Members of the North Carolina National Guard’s 30th Division (aka “Old Hickory”) breaking the Hindenburg Line at the St. Quentin Canal on September 29, 1918 was a critical turning point near the end of World War 1. Breaking out of the trenches increased maneuverability and the 30th Infantry contributed mightily through the end of the war.

That battle also marked the second bloodiest day in North Carolina military history (the first coming on July 2, 1863) when infantrymen from the Tar Heel State joined Pickett’s Charge in Gettysburg).

During the assault on Hindenburg Line in France – where despite having their flanks taking heavy fire from the Germans – the North Carolina doughboys seized the strategic Bellicourt Tunnel.

Victory, however, came with a great expense as 241 North Carolinians died on that day.
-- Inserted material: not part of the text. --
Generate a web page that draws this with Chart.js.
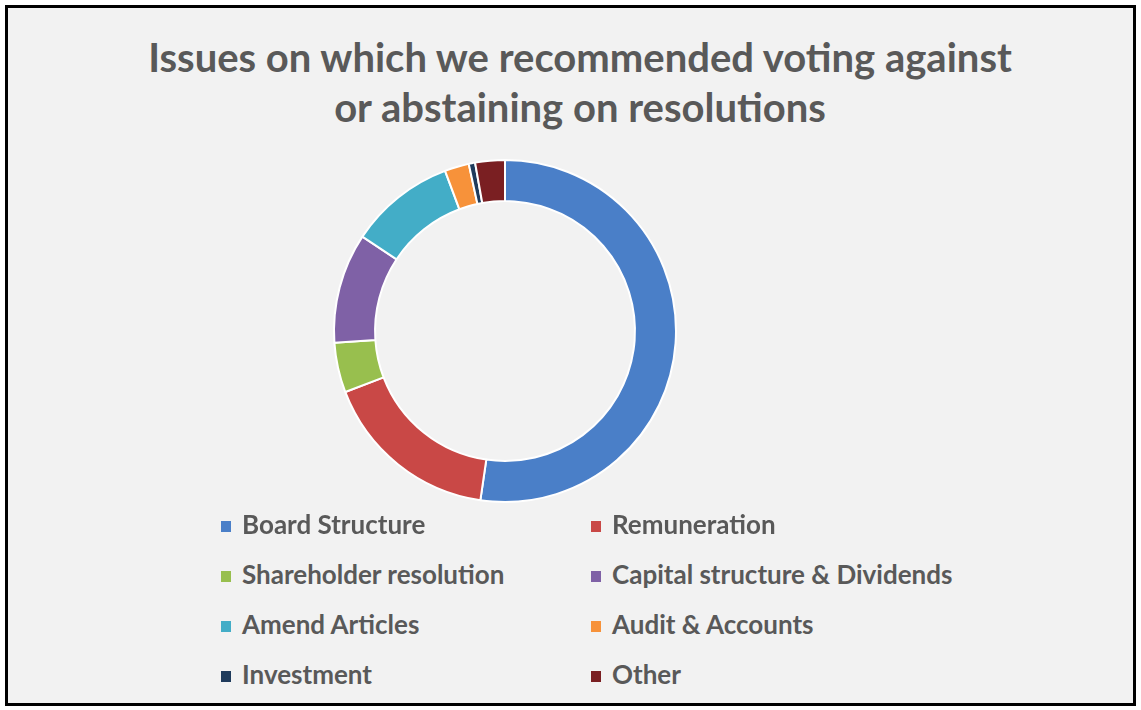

Of those, six hailed from the Roanoke-Chowan area: Private Harry L. Calvert (Company I, 119th Infantry), and Private Jarvis L. Brett (Company E, 119th Infantry), both of Hertford County; Private Godwin Bracy (Company H, 120th Infantry) and Corporal Joe W. Hoggard (Company K, 119th Infantry), both of Bertie County; Corporal William A. Davis (Company A, 47th Infantry) of Northampton County; and Private Robert L. Duck (345th Quartermaster Corps) of Gates County.

New York, Tennessee, France, and Australia all have monuments or memorials to the actions of that day, each claiming they led the effort to break the line. The British even have two memorials that commemorate breaking the line. However, this impregnable defense was actually broken by the National Guard 30th Division from North Carolina, who originally penetrated the line and took the high ground. It is now time to commemorate their sacrifice.

On Nov. 10 of this year, a monument is being erected in France by the North Carolina National Guard to remember all those brave soldiers of the 30th Division. If anyone reading these words know or are related to the six men from our local area who were among the many heroes from that fateful September day in 1918, please visit and register your information.

Even if you’re not related, but still had a family member who served in World War I, please consider visiting the same website and register.

All can contribute to the cause of erecting the monument. The pad in France is poured and the monument is en route. The area on where the monument will be erected will contain soil from all 100 counties in North Carolina.

Thank you to all those who honorably served our great nation during times of war and peace. Your willingness to lay down your life to preserve our freedom will never be forgotten.